Plough

A couple of years ago, fresh from college and struggling to venture into science writing, I attended a seminar on crop biotechnology in Nairobi, Kenya. I vividly recall one guy from a multinational biotech company extol participants who included resource poor farmers, agricultural extension officers, the media, members of parliament and representatives of non-profit organizations, to consider integrating conservation tillage (CT) into Kenya’s agricultural policies.

Conservation tillage, he explained, preserves soil nutrients and reduces soil erosion. As soon as he mentioned this, one participant shot up, seeking to know how weed control would be done. “Use herbicides,” the guy snapped.

This ignited a highly explosive debate about the pros and cons of conservation tillage that almost derailed the seminar. In a country where farmers are religiously allegiant to traditional farming methods, conservation tillage proved hard to sell.

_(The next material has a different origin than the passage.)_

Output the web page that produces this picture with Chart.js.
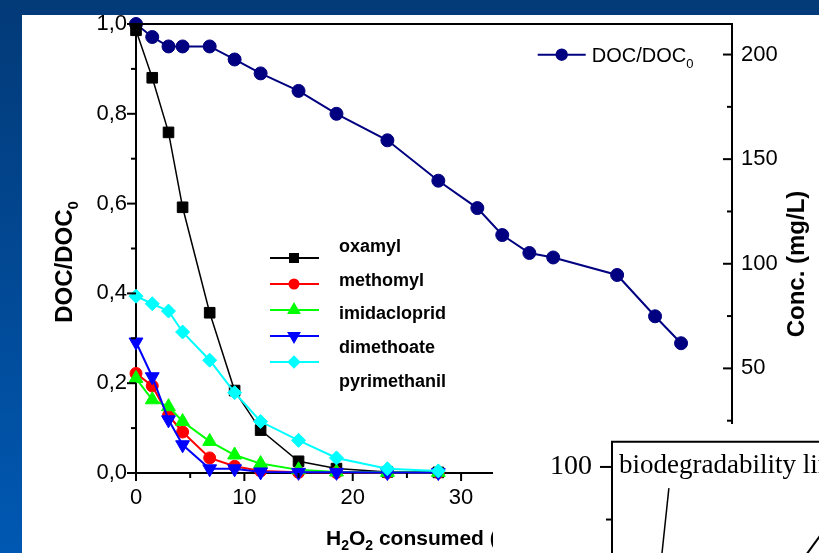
<!DOCTYPE html>
<html>
<head>
<meta charset="utf-8">
<title>DOC/DOC0 and pesticide concentration vs H2O2 consumed</title>
<script src="https://cdn.jsdelivr.net/npm/chart.js@4.4.1/dist/chart.umd.min.js"></script>
<style>
  html, body { margin: 0; padding: 0; }
  body {
    width: 819px; height: 553px; overflow: hidden; position: relative;
    background: linear-gradient(to bottom, #033a78 0%, #0058b2 100%);
  }
  #main-box { position: absolute; left: 22px; top: 15px; width: 797px; height: 538px; background: #fff; }
  #inset-box { position: absolute; left: 493px; top: 424px; width: 326px; height: 129px; background: #fff; overflow: hidden; }
</style>
</head>
<body>
<div id="main-box"><canvas id="main" width="797" height="538"></canvas></div>
<div id="inset-box"><canvas id="inset" width="420" height="300"></canvas></div>
<script>
// H2O2 consumed (mM) for the DOC samples
const doseDoc = [0, 1.5, 3, 4.3, 6.8, 9.1, 11.5, 15, 18.5, 23.2, 27.9, 31.5, 33.8, 36.3, 38.5, 44.4, 47.9, 50.3];
// DOC/DOC0 (left axis)
const docRatio = [1.0, 0.971, 0.95, 0.95, 0.95, 0.921, 0.89, 0.851, 0.80, 0.741, 0.651, 0.59, 0.53, 0.49, 0.48, 0.441, 0.349, 0.289];

// H2O2 consumed (mM) for the pesticide samples
const doseConc = [0, 1.5, 3, 4.3, 6.8, 9.1, 11.5, 15, 18.5, 23.2, 27.9];
// concentrations in mg/L (right axis)
const oxamyl = [211.6, 188.9, 162.8, 127.0, 76.6, 39.4, 20.5, 5.6, 2.1, 0.5, 0.3];
const methomyl = [47.6, 41.6, 27.5, 19.6, 7.2, 3.2, 1.0, 0.3, 0.2, 0.2, 0.2];
const imidacloprid = [45.2, 35.0, 31.7, 24.6, 15.1, 8.6, 4.5, 1.5, 0.5, 0.3, 0.3];
const dimethoate = [62.6, 46.0, 25.4, 13.5, 2.0, 2.0, 0.5, 0.3, 0.3, 0.2, 0.2];
const pyrimethanil = [84.5, 80.9, 77.4, 67.4, 53.9, 38.4, 24.6, 15.6, 7.2, 2.0, 1.0];

const compoundNames = ['oxamyl', 'methomyl', 'imidacloprid', 'dimethoate', 'pyrimethanil'];
const compoundValues = [oxamyl, methomyl, imidacloprid, dimethoate, pyrimethanil];

// overlapping inset (only its corner is visible)
const insetLineX = [64.5, 70];
const insetLineY = [58.2, 69];
const pointerX = [18.9, 15.2];
const pointerY = [89.9, 40];

const SANS = '"Liberation Sans", Arial, sans-serif';
const SERIF = '"Liberation Serif", "Times New Roman", serif';

const compoundStyles = [
  { color: '#000000', style: 'rect', radius: 7.5, rotation: 0, width: 1.5 },
  { color: '#ff0000', style: 'circle', radius: 6, rotation: 0, width: 2 },
  { color: '#00ff00', style: 'triangle', radius: 8, rotation: 0, width: 2 },
  { color: '#0000ff', style: 'triangle', radius: 8, rotation: 180, width: 2 },
  { color: '#00ffff', style: 'rectRot', radius: 7, rotation: 0, width: 2 },
];
const docStyle = { color: '#000080', style: 'circle', radius: 6.5, rotation: 0, width: 2 };

function pts(xs, ys) {
  return xs.map((x, i) => ({ x: x, y: ys[i] }));
}
function isStep(v, step) {
  const r = v / step;
  return Math.abs(r - Math.round(r)) < 1e-6;
}

function drawMarker(ctx, st, x, y, scale) {
  ctx.save();
  ctx.fillStyle = st.color;
  ctx.strokeStyle = st.color;
  Chart.helpers.drawPoint(ctx, {
    pointStyle: st.style, rotation: st.rotation, radius: st.radius * scale, borderWidth: 1
  }, x, y);
  ctx.restore();
}

// text with a subscript piece, parts = [[text, isSub], ...]
function partsWidth(ctx, parts, font, subFont) {
  let w = 0;
  parts.forEach(p => { ctx.font = p[1] ? subFont : font; w += ctx.measureText(p[0]).width; });
  return w;
}
function drawParts(ctx, parts, x, y, font, subFont, subDrop) {
  ctx.textBaseline = 'alphabetic';
  ctx.textAlign = 'left';
  parts.forEach(p => {
    ctx.font = p[1] ? subFont : font;
    ctx.fillText(p[0], x, p[1] ? y + subDrop : y);
    x += ctx.measureText(p[0]).width;
  });
}

const datasets = [];
compoundNames.forEach((name, i) => {
  const st = compoundStyles[i];
  datasets.push({
    label: name,
    data: pts(doseConc, compoundValues[i]),
    yAxisID: 'y1',
    borderColor: st.color,
    backgroundColor: st.color,
    borderWidth: st.width,
    pointStyle: st.style,
    pointRotation: st.rotation,
    pointRadius: st.radius,
    pointBorderWidth: 1,
    order: compoundNames.length - i,
    clip: false,
  });
});
datasets.push({
  label: 'DOC/DOC0',
  data: pts(doseDoc, docRatio),
  yAxisID: 'y',
  borderColor: docStyle.color,
  backgroundColor: docStyle.color,
  borderWidth: docStyle.width,
  pointStyle: docStyle.style,
  pointRadius: docStyle.radius,
  pointBorderWidth: 1,
  order: 10,
  clip: false,
});

// tick marks: major/minor step, lengths, inward or not
const tickMarks = {
  x: { major: 10, minor: 5, len: 8, minorLen: 5, inward: false },
  y: { major: 0.2, minor: 0.1, len: 9, minorLen: 5, inward: false },
  y1: { major: 50, minor: 25, len: 9, minorLen: 5, inward: true },
};

function drawTickMarks(chart, marks) {
  const ctx = chart.ctx;
  const a = chart.chartArea;
  ctx.save();
  ctx.strokeStyle = '#000';
  ctx.lineWidth = 2;
  Object.keys(marks).forEach(id => {
    const s = chart.scales[id];
    const m = marks[id];
    s.ticks.forEach(t => {
      const v = t.value;
      let len;
      if (isStep(v, m.major)) len = m.len;
      else if (isStep(v, m.minor)) len = m.minorLen;
      else return;
      const p = s.getPixelForValue(v);
      ctx.beginPath();
      if (s.position === 'bottom') {
        ctx.moveTo(p, a.bottom); ctx.lineTo(p, a.bottom + len);
      } else if (s.position === 'left') {
        ctx.moveTo(a.left, p); ctx.lineTo(a.left - len, p);
      } else {
        ctx.moveTo(a.right, p); ctx.lineTo(m.inward ? a.right - len : a.right + len, p);
      }
      ctx.stroke();
    });
  });
  ctx.restore();
}

const framePlugin = {
  id: 'frame',
  afterDraw(chart) {
    const ctx = chart.ctx;
    const a = chart.chartArea;
    ctx.save();
    ctx.strokeStyle = '#000';
    ctx.lineWidth = 2;
    ctx.beginPath();
    ctx.moveTo(a.left - 1, a.top);
    ctx.lineTo(a.right + 1, a.top);
    ctx.stroke();
    ctx.restore();
    drawTickMarks(chart, tickMarks);
  }
};

const titlePlugin = {
  id: 'titles',
  afterDraw(chart) {
    const ctx = chart.ctx;
    const a = chart.chartArea;
    ctx.save();
    ctx.fillStyle = '#000';
    // left title
    const bold = 'bold 24px ' + SANS;
    const boldSub = 'bold 15px ' + SANS;
    let parts = [['DOC/DOC', false], ['0', true]];
    let w = partsWidth(ctx, parts, bold, boldSub);
    ctx.save();
    ctx.translate(a.left - 72, a.top + 238);
    ctx.rotate(-Math.PI / 2);
    drawParts(ctx, parts, -w / 2, 8, bold, boldSub, 6);
    ctx.restore();
    // right title
    ctx.save();
    ctx.font = bold;
    ctx.translate(a.right + 65, a.top + 240);
    ctx.rotate(-Math.PI / 2);
    ctx.textAlign = 'center';
    ctx.textBaseline = 'middle';
    ctx.fillText('Conc. (mg/L)', 0, 0);
    ctx.restore();
    // bottom title
    const xb = 'bold 21px ' + SANS;
    const xs = 'bold 14px ' + SANS;
    parts = [['H', false], ['2', true], ['O', false], ['2', true], [' consumed (mM)', false]];
    drawParts(ctx, parts, a.left + 190, a.bottom + 72, xb, xs, 5);
    ctx.restore();
  }
};

const legendPlugin = {
  id: 'customLegend',
  afterDraw(chart) {
    const ctx = chart.ctx;
    const a = chart.chartArea;
    ctx.save();
    // pesticide legend: samples and names sit on different spacings
    compoundNames.forEach((name, i) => {
      const st = compoundStyles[i];
      const ys = a.top + 234 + i * 26;
      ctx.strokeStyle = st.color;
      ctx.lineWidth = 2;
      ctx.beginPath();
      ctx.moveTo(a.left + 134, ys);
      ctx.lineTo(a.left + 183, ys);
      ctx.stroke();
      drawMarker(ctx, st, a.left + 158, ys, 0.75);
      ctx.fillStyle = '#000';
      ctx.font = 'bold 18px ' + SANS;
      ctx.textAlign = 'left';
      ctx.textBaseline = 'middle';
      ctx.fillText(name, a.left + 203, a.top + 223 + i * 33.7);
    });
    // DOC legend
    const yd = a.top + 30.7;
    ctx.strokeStyle = docStyle.color;
    ctx.lineWidth = 2;
    ctx.beginPath();
    ctx.moveTo(a.left + 401.7, yd);
    ctx.lineTo(a.left + 449.7, yd);
    ctx.stroke();
    drawMarker(ctx, docStyle, a.left + 425.7, yd, 0.8);
    ctx.fillStyle = '#000';
    drawParts(ctx, [['DOC/DOC', false], ['0', true]], a.left + 455.7, yd + 7.5,
      '20px ' + SANS, '13px ' + SANS, 6);
    ctx.restore();
  }
};

function noPad(s) {
  s.paddingTop = 0; s.paddingBottom = 0; s.paddingLeft = 0; s.paddingRight = 0;
}

const tickFont = { family: SANS, size: 22 };

new Chart(document.getElementById('main'), {
  type: 'line',
  data: { datasets: datasets },
  options: {
    responsive: false,
    animation: false,
    layout: { padding: { top: 7, left: 0, right: 0, bottom: 0 } },
    elements: { line: { tension: 0 } },
    plugins: { legend: { display: false }, tooltip: { enabled: false } },
    scales: {
      x: {
        type: 'linear', position: 'bottom', min: 0, max: 55,
        grid: { display: false, drawTicks: false },
        border: { display: true, color: '#000', width: 2 },
        ticks: {
          stepSize: 5, autoSkip: false, maxRotation: 0, padding: 12, color: '#000', font: tickFont,
          includeBounds: false,
          callback: v => isStep(v, 10) ? String(v) : ''
        },
        afterFit: s => { s.height = 80; noPad(s); }
      },
      y: {
        type: 'linear', position: 'left', min: 0, max: 1,
        grid: { display: false, drawTicks: false },
        border: { display: true, color: '#000', width: 2 },
        ticks: {
          stepSize: 0.1, autoSkip: false, padding: 9, color: '#000', font: tickFont,
          callback: v => isStep(v, 0.2) ? v.toFixed(1).replace('.', ',') : ''
        },
        afterFit: s => { s.width = 114; noPad(s); }
      },
      y1: {
        type: 'linear', position: 'right', min: 0, max: 214.6,
        grid: { display: false, drawTicks: false },
        border: { display: true, color: '#000', width: 2 },
        ticks: {
          stepSize: 25, autoSkip: false, padding: 9, color: '#000', font: tickFont,
          includeBounds: false,
          callback: v => isStep(v, 50) ? String(v) : ''
        },
        afterFit: s => { s.width = 87; noPad(s); }
      }
    }
  },
  plugins: [framePlugin, titlePlugin, legendPlugin]
});

// inset chart lying over the lower right corner
const insetMarks = { y: { major: 50, minor: 25, len: 12, minorLen: 6, inward: false } };

const insetPlugin = {
  id: 'insetFrame',
  afterDraw(chart) {
    const ctx = chart.ctx;
    const a = chart.chartArea;
    ctx.save();
    ctx.strokeStyle = '#000';
    ctx.lineWidth = 2;
    ctx.beginPath();
    ctx.moveTo(a.left - 1, a.top);
    ctx.lineTo(a.right, a.top);
    ctx.stroke();
    ctx.fillStyle = '#000';
    ctx.font = '27px ' + SERIF;
    ctx.textAlign = 'left';
    ctx.textBaseline = 'alphabetic';
    ctx.fillText('biodegradability limit', a.left + 7, a.top + 31.6);
    ctx.restore();
    drawTickMarks(chart, insetMarks);
  }
};

new Chart(document.getElementById('inset'), {
  type: 'line',
  data: {
    datasets: [
      { label: 'pointer', data: pts(pointerX, pointerY), borderColor: '#000', borderWidth: 1.5, pointRadius: 0 },
      { label: 'biodegradability', data: pts(insetLineX, insetLineY), borderColor: '#000', borderWidth: 2, pointRadius: 0 }
    ]
  },
  options: {
    responsive: false,
    animation: false,
    layout: { padding: { top: 17.7, left: 0, right: 0, bottom: 46.7 } },
    plugins: { legend: { display: false }, tooltip: { enabled: false } },
    scales: {
      x: { type: 'linear', min: 0, max: 100, display: false },
      y: {
        type: 'linear', position: 'left', min: 0, max: 112,
        grid: { display: false, drawTicks: false },
        border: { display: true, color: '#000', width: 2 },
        ticks: {
          stepSize: 25, autoSkip: false, padding: 20, color: '#000', font: { family: SERIF, size: 28 },
          includeBounds: false,
          callback: v => isStep(v, 50) ? String(v) : ''
        },
        afterFit: s => { s.width = 119; noPad(s); }
      }
    }
  },
  plugins: [insetPlugin]
});
</script>
</body>
</html>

Some in the seminar even dismissed conservation tillage as a ruse to promote the economic interests of multinational biotech companies. I, too, couldn’t resist dismissing proponents of CT as apologists for the biotech industry.

Much water has passed under the bridge since then. I have come to appreciate that CT holds the key to sustainable agriculture, especially in developing countries. I must confess that I am not alone in this.

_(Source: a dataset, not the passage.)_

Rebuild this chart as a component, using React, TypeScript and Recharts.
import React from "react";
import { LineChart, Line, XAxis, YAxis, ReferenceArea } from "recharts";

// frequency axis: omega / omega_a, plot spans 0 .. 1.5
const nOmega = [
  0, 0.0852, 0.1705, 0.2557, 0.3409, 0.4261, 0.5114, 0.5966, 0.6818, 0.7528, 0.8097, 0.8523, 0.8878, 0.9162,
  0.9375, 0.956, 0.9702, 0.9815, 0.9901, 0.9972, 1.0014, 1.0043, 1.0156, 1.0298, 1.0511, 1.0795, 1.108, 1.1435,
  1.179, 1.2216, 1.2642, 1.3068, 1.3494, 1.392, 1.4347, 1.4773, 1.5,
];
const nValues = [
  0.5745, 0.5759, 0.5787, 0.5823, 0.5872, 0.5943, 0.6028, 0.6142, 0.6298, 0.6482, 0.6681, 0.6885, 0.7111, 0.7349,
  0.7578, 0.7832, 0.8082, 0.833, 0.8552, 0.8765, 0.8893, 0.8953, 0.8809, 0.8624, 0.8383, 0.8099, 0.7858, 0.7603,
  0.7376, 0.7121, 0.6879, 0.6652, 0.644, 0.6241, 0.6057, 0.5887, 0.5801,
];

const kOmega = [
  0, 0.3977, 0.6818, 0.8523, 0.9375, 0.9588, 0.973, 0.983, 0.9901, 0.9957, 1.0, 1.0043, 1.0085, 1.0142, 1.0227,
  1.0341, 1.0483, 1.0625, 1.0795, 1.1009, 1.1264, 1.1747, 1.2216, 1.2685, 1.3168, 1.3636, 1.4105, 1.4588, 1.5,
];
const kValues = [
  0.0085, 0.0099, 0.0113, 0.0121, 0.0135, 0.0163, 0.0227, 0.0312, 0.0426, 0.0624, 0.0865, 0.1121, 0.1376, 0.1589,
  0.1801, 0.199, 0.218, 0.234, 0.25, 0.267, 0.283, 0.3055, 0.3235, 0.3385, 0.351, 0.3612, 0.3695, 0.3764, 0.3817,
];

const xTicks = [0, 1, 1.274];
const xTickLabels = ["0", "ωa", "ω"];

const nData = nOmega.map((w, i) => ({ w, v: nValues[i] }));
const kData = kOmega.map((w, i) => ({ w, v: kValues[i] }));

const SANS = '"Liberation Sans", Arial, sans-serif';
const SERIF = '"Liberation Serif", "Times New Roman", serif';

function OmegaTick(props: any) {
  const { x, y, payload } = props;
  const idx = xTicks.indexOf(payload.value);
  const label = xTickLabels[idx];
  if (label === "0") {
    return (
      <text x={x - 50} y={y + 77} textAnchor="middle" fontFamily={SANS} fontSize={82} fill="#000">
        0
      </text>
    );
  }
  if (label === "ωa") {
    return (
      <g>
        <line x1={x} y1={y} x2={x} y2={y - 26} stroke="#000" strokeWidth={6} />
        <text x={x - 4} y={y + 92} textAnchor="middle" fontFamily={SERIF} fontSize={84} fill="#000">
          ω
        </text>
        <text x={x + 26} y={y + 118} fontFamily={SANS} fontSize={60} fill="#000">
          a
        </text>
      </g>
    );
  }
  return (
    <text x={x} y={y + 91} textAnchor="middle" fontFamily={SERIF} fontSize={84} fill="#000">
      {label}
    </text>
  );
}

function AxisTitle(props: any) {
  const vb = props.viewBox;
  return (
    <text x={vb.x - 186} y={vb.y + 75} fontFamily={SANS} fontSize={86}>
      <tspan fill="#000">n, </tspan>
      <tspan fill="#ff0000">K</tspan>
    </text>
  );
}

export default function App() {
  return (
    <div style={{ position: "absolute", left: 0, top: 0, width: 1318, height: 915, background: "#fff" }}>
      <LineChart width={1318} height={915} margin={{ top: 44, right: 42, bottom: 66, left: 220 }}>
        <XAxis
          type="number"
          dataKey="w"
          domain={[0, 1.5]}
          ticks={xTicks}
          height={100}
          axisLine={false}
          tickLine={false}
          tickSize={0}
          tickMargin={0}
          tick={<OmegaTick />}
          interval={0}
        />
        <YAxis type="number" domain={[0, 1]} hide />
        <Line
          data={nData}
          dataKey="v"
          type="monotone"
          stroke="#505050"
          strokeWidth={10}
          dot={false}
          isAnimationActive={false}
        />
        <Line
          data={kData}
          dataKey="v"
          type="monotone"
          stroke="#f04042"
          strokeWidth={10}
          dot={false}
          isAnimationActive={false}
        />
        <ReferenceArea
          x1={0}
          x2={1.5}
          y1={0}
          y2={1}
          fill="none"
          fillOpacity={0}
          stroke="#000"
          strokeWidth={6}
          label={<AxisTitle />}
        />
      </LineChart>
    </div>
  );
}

Last week, for example, Rockefeller Foundation – a non profit that works with resource poor farmers in poor countries – released a report revealing that 75 percent of farmland in sub-Saharan Africa “is severely degraded and is being depleted of basic soil nutrients at an ominous rate.”

The report, Agricultural Production and Soil Nutrient Mining in Africa, warns that unless farmers in sub-Saharan Africa fail to change their farming methods, food insecurity would worsen.

This report is an endorsement of conservation tillage and African farmers are better advised to embrace CT.

Conservation tillage is, certainly, the preferred farming method. Some would hasten to argue that conservation tillage promotes herbicide use whose impact on the environment can prove disastrous.

With the emergence of herbicide tolerant genetically modified crops, farmers no longer need herbicides for weed control. And since the jury is already out on the safety of genetically modified crops – they yield high and are environment-friendly – farmers in Africa must embrace them. They bond perfectly well with conservation tillage.